Lawyers made an oversight, but it was not deliberate: court

Ontario Superior Court sets aside deemed admissions in motor vehicle accident case

The Ontario Superior Court of Justice has set aside deemed admissions from two Requests to Admit (RTAs) in a motor vehicle accident case after the defendant, Aviva Insurance, failed to respond within the required timeframe.

The dispute in Neary v. Aviva Insurance Company of Canada, 2024 ONSC 2510 began when the plaintiff served Aviva's previous attorney, Mark Elkin, with a 56-paragraph Request to Admit (First RTA) in April 2022. Elkin denied all paragraphs promptly within the 20-day response period.

However, Elkin's office overlooked a second RTA served in October 2022 and went unanswered. The oversight was not discovered until the trial began in November 2023, at which point Elkin's successor, William Jesseau, delivered a response.

Further complicating matters, the plaintiff served additional RTAs to address new evidence and developments. Jesseau properly responded to the third RTA within the timeframe, but a fourth RTA delivered in October 2023 was again missed due to an oversight. Jesseau only became aware of this on the first day of the trial.
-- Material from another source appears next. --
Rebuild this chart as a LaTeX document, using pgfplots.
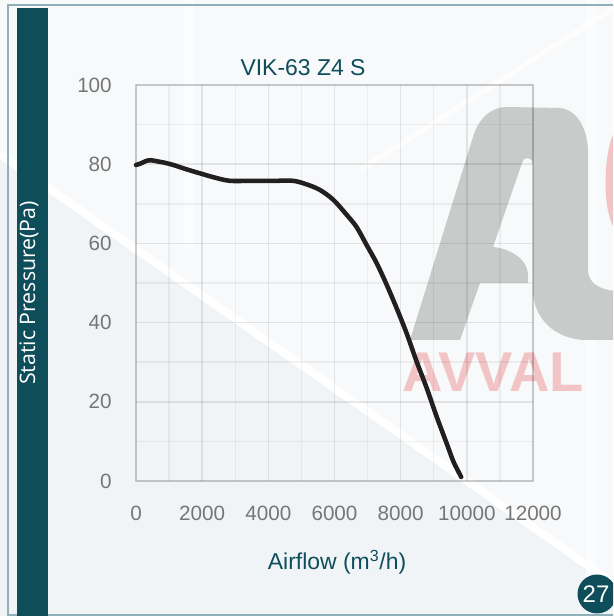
\documentclass[border=0pt]{standalone}
\usepackage{fontspec}
\setmainfont{Liberation Sans}
\newfontfamily\opensans{Open Sans}
\usepackage{pgfplots}
\pgfplotsset{compat=1.18}
\definecolor{teal1}{RGB}{14,77,90}
\definecolor{bordc}{RGB}{143,176,184}
\definecolor{bgA}{RGB}{247,249,250}
\definecolor{bgB}{RGB}{241,244,246}
\definecolor{wmgray}{RGB}{201,202,202}
\definecolor{wmred}{RGB}{242,196,198}
\definecolor{ticklab}{RGB}{118,118,118}
\definecolor{curvec}{RGB}{35,31,32}

\begin{document}
\begin{tikzpicture}[x=0.75pt,y=0.75pt]
\useasboundingbox (0,0) rectangle (613,616);
\clip (0,0) rectangle (613,616);
% ---------- background and watermark (pixel coordinates) ----------
\begin{scope}[yshift=462pt,yscale=-1]
  \fill[bgA] (0,0) rectangle (613,616);
  \fill[bgB] (0,159) -- (650,614) -- (650,640) -- (0,640) -- cycle;
  \draw[white, line width=6pt] (0,154) -- (650,609);
  \draw[white, line width=4pt, opacity=0.8] (360,170) -- (620,4);
  \fill[white, opacity=0.6] (586,0) rectangle (596,616);
  \fill[white, opacity=0.6] (184,0) rectangle (194,248);
  % gray logo shape
  \fill[wmgray] (410,340) -- (473,137)
     .. controls (478,120) and (490,107) .. (507,107) -- (560,108)
     .. controls (578,110) and (588,130) .. (588,153) -- (588,270)
     .. controls (588,283) and (600,291) .. (620,291) -- (620,340) -- (587,340)
     .. controls (555,340) and (533,318) .. (533,290) -- (533,165)
     .. controls (533,160) and (530,158) .. (527,158)
     .. controls (524,158) and (523,160) .. (522,163) -- (493,247)
     .. controls (505,248) and (528,256) .. (528,276) -- (528,283)
     -- (480,283) -- (460,340) -- cycle;
  \fill[wmred] (613,135) .. controls (604,155) and (602,205) .. (613,226) -- cycle;
  \node[anchor=base, text=wmred, inner sep=0pt, font=\bfseries\fontsize{42}{46}\selectfont] at (493,392) {AVVAL};
\end{scope}
% ---------- the chart ----------
\begin{axis}[
  at={(102pt,101.25pt)}, anchor=south west,
  scale only axis, width=297.75pt, height=297pt,
  xmin=0, xmax=12000, ymin=0, ymax=100,
  scaled x ticks=false, scaled y ticks=false,
  xtick={0,2000,4000,6000,8000,10000,12000},
  xticklabels={0,2000,4000,6000,8000,10000,12000},
  ytick={0,20,40,60,80,100},
  yticklabels={0,20,40,60,80,100},
  minor xtick={1000,3000,5000,7000,9000,11000},
  minor ytick={10,30,50,70,90},
  grid=both,
  major grid style={draw=black, draw opacity=0.09, line width=1.1pt},
  minor grid style={draw=black, draw opacity=0.05, line width=1.1pt},
  axis line style={draw=black, draw opacity=0.12, line width=1.1pt},
  major tick length=0pt, minor tick length=0pt,
  tick label style={font=\fontsize{15.5}{18}\selectfont, text=ticklab, inner sep=0pt},
  xticklabel style={anchor=center, yshift=-24pt},
  yticklabel style={anchor=east, xshift=-18pt},
  clip=false,
]
\addplot[curvec, line width=3.4pt, smooth, line join=round, line cap=round] coordinates {
(0,79.8) (150,80.2) (300,80.8) (450,81.0) (650,80.7) (850,80.4) (1130,79.8)
(1530,78.7) (1930,77.7) (2390,76.6) (2840,75.8) (3500,75.8) (4200,75.8)
(4755,75.8) (5160,74.9) (5560,73.5) (5965,71.0) (6370,67.2) (6670,64.1)
(6970,59.6) (7275,55.0) (7580,49.5) (7880,43.6) (8180,37.3) (8485,30.1)
(8790,23.4) (9090,16.2) (9390,9.5) (9595,4.9) (9800,1.5) (9830,1.0)
};
\end{axis}
% ---------- frame, side bar, texts ----------
\begin{scope}[yshift=462pt,yscale=-1]
  \draw[bordc, line width=1.5pt] (8,640) -- (8,5) -- (640,5);
  \draw[bordc, line width=1.5pt] (8,615) -- (640,615);
  \fill[teal1] (17,8) rectangle (48,620);
  \node[anchor=base, rotate=90, text=white, inner sep=0pt, font=\opensans\fontsize{16}{19}\selectfont] at (35,293) {Static Pressure(Pa)};
  \node[anchor=base, text=teal1, inner sep=0pt, font=\fontsize{17.2}{20}\selectfont] at (303,76) {VIK-63 Z4 S};
  \node[anchor=base, text=teal1, inner sep=0pt, font=\fontsize{17.2}{20}\selectfont] at (337,570) {Airflow (m\textsuperscript{3}/h)};
  \fill[teal1] (597,594) circle (19.5);
  \node[text=white, inner sep=0pt, font=\fontsize{18}{20}\selectfont] at (596,594) {27};
\end{scope}
\end{tikzpicture}
\end{document}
The plaintiff alleged that Aviva deliberately ignored the RTAs as part of a litigation strategy to frustrate and exhaust their opponents. However, the Superior Court concluded that the oversight was not deliberate, as both lawyers acknowledged the seriousness of their obligation to respond. Elkin explained in his affidavit that the second RTA was inadvertently missed due to the high volume of emails and the lack of clear labelling on the attachment. Jesseau did not elaborate on the fourth RTA being overlooked beyond citing inadvertence.

In applying a two-part test for withdrawing admissions under Rule 51.05, the court found that the admissions, if left standing, would effectively determine liability and render a trial unnecessary. Aviva maintained that it never conceded liability and consistently disputed the plaintiff's claims.

Despite Aviva's success in setting aside the admissions, the court denied its costs, citing unresponsiveness and lack of cooperation throughout the litigation. The court stated that Aviva's conduct contributed to the need for this motion and that "as you sow, so shall you reap." Thus, both parties were ordered to bear their costs for this motion. The trial will proceed in the May 2024 sittings.